The Illusion of Cloud Safety
Cloud storage feels infinite and invisible. Out of sight, out of mind. But cloud providers are not immune to breaches. Even deleted files can persist in backups long after you think they are gone. Without strict lifecycle management policies, businesses end up with ghost data floating across servers worldwide. The cloud may have eliminated filing cabinets, but it has amplified the graveyard problem by spreading it across jurisdictions.
The Psychology of Hoarding Data
There is also a cultural reason businesses hoard. Data has been sold as “the new oil” for over a decade. No executive wants to be the one who deleted something that later seemed valuable. So they keep everything. Fear of missing out becomes fear of cleaning out. This mindset treats data as eternal, when in reality its value decays rapidly. Stale customer information is not insight, it is risk.
Why Professional Destruction Exists
Professional data destruction companies exist for a reason. They do not just wipe. They certify. They provide proof that data has been destroyed beyond recovery, whether through digital shredding, degaussing, or physical destruction of drives.
For businesses, this creates a paper trail of accountability that protects against legal challenges and reputational damage. Partnering with specialists like Absolute Destruction turns a vague IT chore into a defensible business decision.
When Destruction Becomes Strategy
Forward-thinking organizations now see data destruction as part of cybersecurity, not an afterthought. They schedule regular purges, audit retention policies, and integrate destruction into workflows. The shift is cultural as much as technical. It says: we do not cling to ghosts, we protect what matters and bury what does not. This mindset not only reduces risk, it signals maturity to customers, investors, and regulators.

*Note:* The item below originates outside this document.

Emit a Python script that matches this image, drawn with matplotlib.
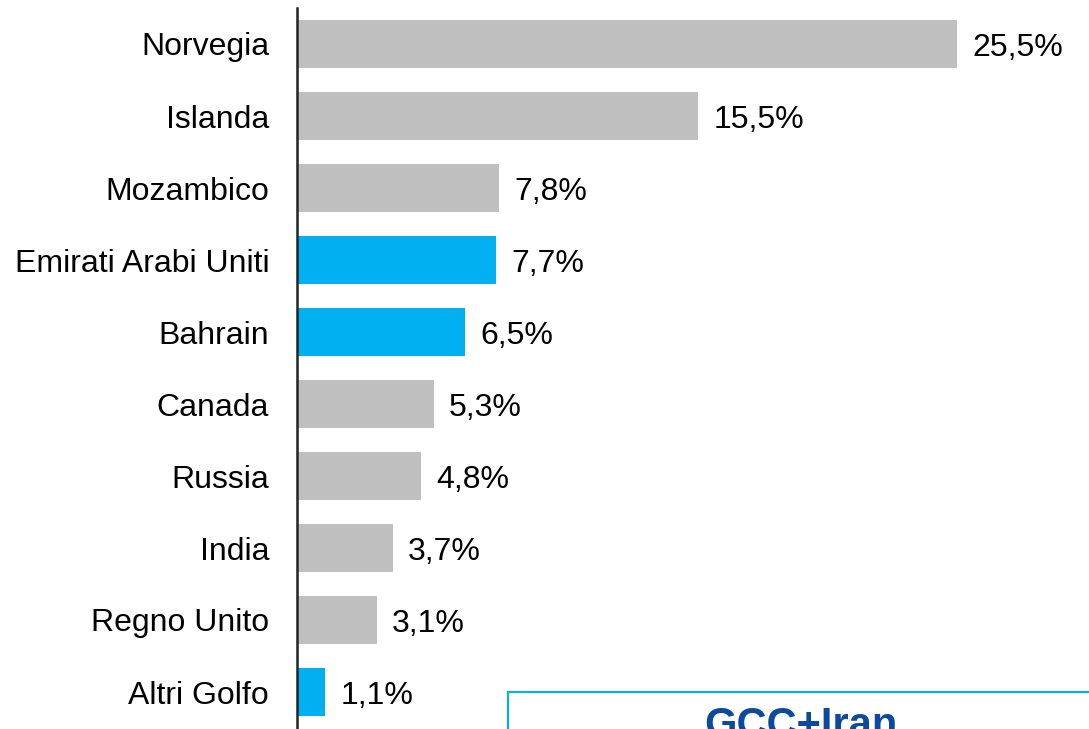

Case Studies in Consequences
Look at companies fined millions for leaving customer data exposed. Many of those breaches could have been avoided if outdated information had been destroyed instead of archived. A database no one has touched in five years is not an asset. It is a time bomb. Every year, governments publish enforcement actions that read like cautionary tales. The graveyard always comes back to haunt those who pretend it does not exist.
The Future of Destruction
As artificial intelligence advances, the potential for reconstructing fragments of lost or hidden data grows. That means “good enough” deletion methods will age badly. The only defense is precision. Secure, certified, and irreversible destruction will become the standard. Companies that build this into their culture now will be the ones prepared for a future where nothing stays hidden for long.
Final Thoughts
The digital graveyard is real. Files thought forgotten linger in servers, hard drives, and cloud backups until someone digs them up. Businesses that ignore this reality invite disaster. Seasoned leaders know that cybersecurity is not only about building walls to keep attackers out. It is about dismantling the ghosts inside. Data destruction is not the end of information. It is the end of risk.